Early adopters of technology
Africa can leverage its high mobile telephony penetration and digital adoption to tackle a foundational challenge to improved provision of social protection: enrollment. Statistics related to mobile technology access for Africa positively contrast the above poor statistics of pension coverage.
- There are eight times more unique mobile subscribers in sub-Saharan Africa than active pension contributors in Africa.
- There are five times more mobile internet users in sub-Saharan Africa than active pension contributors in Africa.
Pension system reform and future investments by pension funds should prioritise and enable the acceleration of Africa’s digital transformation. The current reality for Africa’s pension policy and frameworks is that the majority of economic activity and income occurs in what is referred to as the “informal economy”. Future contributions will come from individuals working in the informal economy, with the cohort of these youthful contributors set to increase. Pensions and savings will increasingly need relevance and congruence with mobile application ecosystems. Apps are part of everyday life, with super-apps in ascendance. Super-apps are aggregators of other applications that provide the user with an integrated interface.
Contributions to pensions or savings must be as easy and within the same ecosystem as other services that include (but are not limited to) e-commerce, e-mobility, entertainment, and communication.

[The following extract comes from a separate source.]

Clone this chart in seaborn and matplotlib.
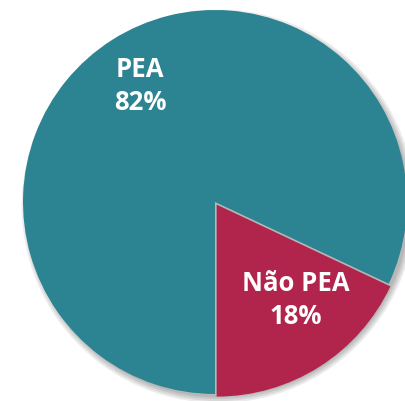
import matplotlib.pyplot as plt
import seaborn as sns

# dados
categorias = ["Não PEA", "PEA"]
percentuais = [18, 82]
cores = ["#B1244C", "#2C8493"]

sns.set_theme(style="white")
plt.rcParams['font.family'] = ['Open Sans', 'DejaVu Sans']

fig = plt.figure(figsize=(4.05, 4.02), dpi=100)
ax = fig.add_axes([23 / 405, 7 / 402, 384 / 405, 384 / 402])

# sombra suave (varias camadas)
for r in [0.995, 1.005, 1.015, 1.025]:
    ax.pie(percentuais, startangle=-90, counterclock=True, radius=r,
           center=(0.018, -0.022), colors=["#000000"] * 2,
           wedgeprops=dict(linewidth=0, alpha=0.08))

wedges, _ = ax.pie(percentuais, startangle=-90, counterclock=True,
                   colors=cores, explode=[0.016, 0],
                   wedgeprops=dict(linewidth=0))

# rotulos
posicoes = {"PEA": (-0.39, 0.61), "Não PEA": (0.42, -0.505)}
for nome, pct in zip(categorias, percentuais):
    x, y = posicoes[nome]
    ax.text(x, y, f"{nome}\n{pct}%", ha="center", va="center", color="white",
            fontsize=18.5, fontweight="bold", linespacing=1.3)

ax.set_xlim(-1, 1)
ax.set_ylim(-1, 1)
ax.set_aspect("equal")
ax.axis("off")

fig.savefig("out.png", dpi=100, facecolor="white")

Nigeria and Tanzania can serve as essential litmus tests for other African countries contemplating innovative accelerated enrollment of new contributors into the national pensions and savings ecosystem. These countries have licensed their Mobile Network Operators (MNOs) to act as the Identification (ID) enrollment partners of their respective governments. These governments are “piggybacking” off the pre-existing and expanding presence of MNOs within their respective countries to accelerate citizen enrollment onto their national digital ID platform. Without downplaying valid concerns around data privacy, the partnership between governments and MNOs presents a unique opportunity for accelerated delivery of services, financial inclusion, healthcare benefits and social security provision. The provision of digital IDs is an African imperative, with a number of the continent’s governments implementing this in line with the African Union’s Digital Transformation Strategy. The strategy recognises the importance of an integrated and inclusive digital society and economy in Africa and identifies inclusive and trusted digital ID systems as a crucial component of this vision. The AU recognises that digital ID systems must be designed to empower people, especially disadvantaged and marginalised populations.
The Covid-19 pandemic reinforced the critical importance of the mobile sector in Africa, serving as an essential lifeline that not only kept the continent connected but also learning, working and economically active by facilitating trade and transactions via mobile money wallets and cloud-supported payment systems. The intersection offered by mobile phone access and rapid digital adoption necessitates accelerated and prioritised creation of digital platforms that can help bridge the pensions coverage gap. Digital platforms represent a digital-centric future for Africa, with mobile telephony at the centre of innovation, consumption and financial service provision and deepening.